Un rude jouteur, ce Si Lala, père du grand Si Hamza !

Il fut l’âme de l’insurrection de 1806. De ses excitations, de ses conseils et de son bras infatigable il soutint ses quatre neveux, qui furent successivement les chefs religieux des Oulad Sidi Cheikb Cheraga : Et Si Slimane, qui commença la révolte puis succomba peu après, à l’affaire Beauprêtre ; et Si Mohammed, qui tomba l’année suivante à Garet Sidi Cheikh ; ensuite Si Ahmed, qui, battu à Kbeneg Souez, comme nous venons de le voir, laissa son oncle supporter seul le poids des journées de Chellala, mais prit sa revanche dans la suite, et mourut deux ans plus tard au Maroc ; enfin Si Kaddour, dont nous avons vu ailleurs le rôle brillant. Mais, dominant les neveux, se lève la figure de l’oncle, du rebelle irréductible, qui, le premier dressé contre nous, resta debout le dernier. Sa soumission complète précéda de bien peu sa mort (1895).

« N’oublions pas, à côté de ceux-là, une personnalité moindre, ce Bou Amama qui manqua non de l’audace mais de l’influence seulement, toutes deux nécessaires cependant chez les indigènes pour faire de grandes choses.

« Tous ont été vaincus par nous, mais ce ne fut pas sans des difficultés innombrables et des pertes sérieuses.

Ce sont eux qui ont semé ; ce sont les Ed Dine, les Hamza et les Larbi qui récoltent.

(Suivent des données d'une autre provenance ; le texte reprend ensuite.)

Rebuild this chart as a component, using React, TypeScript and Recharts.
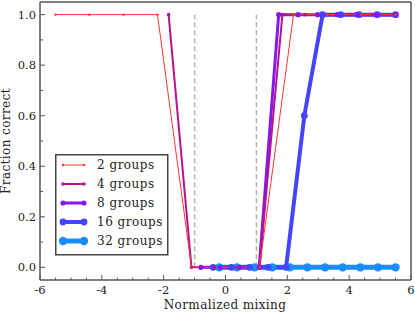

Espérons, — pour eux, — que l’envie de semer à leur tour ne les prendra jamais. »

Ainsi termina M. Naimon, tandis que nous retournions au Ksar après une visite au tombeau du père de Sidi Cheikh.

  1. Les Moualok comprennent le Milok el Guébli et le Milok el Dahrani.
  2. Le lieutenant Laneyrie fut enterré à Chellala. On lui fit un cercueil avec des débris de caisses à biscuit. On lui a, depuis, élevé un monument au village.
  3. Mouedjeheddin, combattants pour la guerre sainte.
  4. Colonel Trumelet. — Histoire de l’Insurrection des Oulad Sidi Cheikh.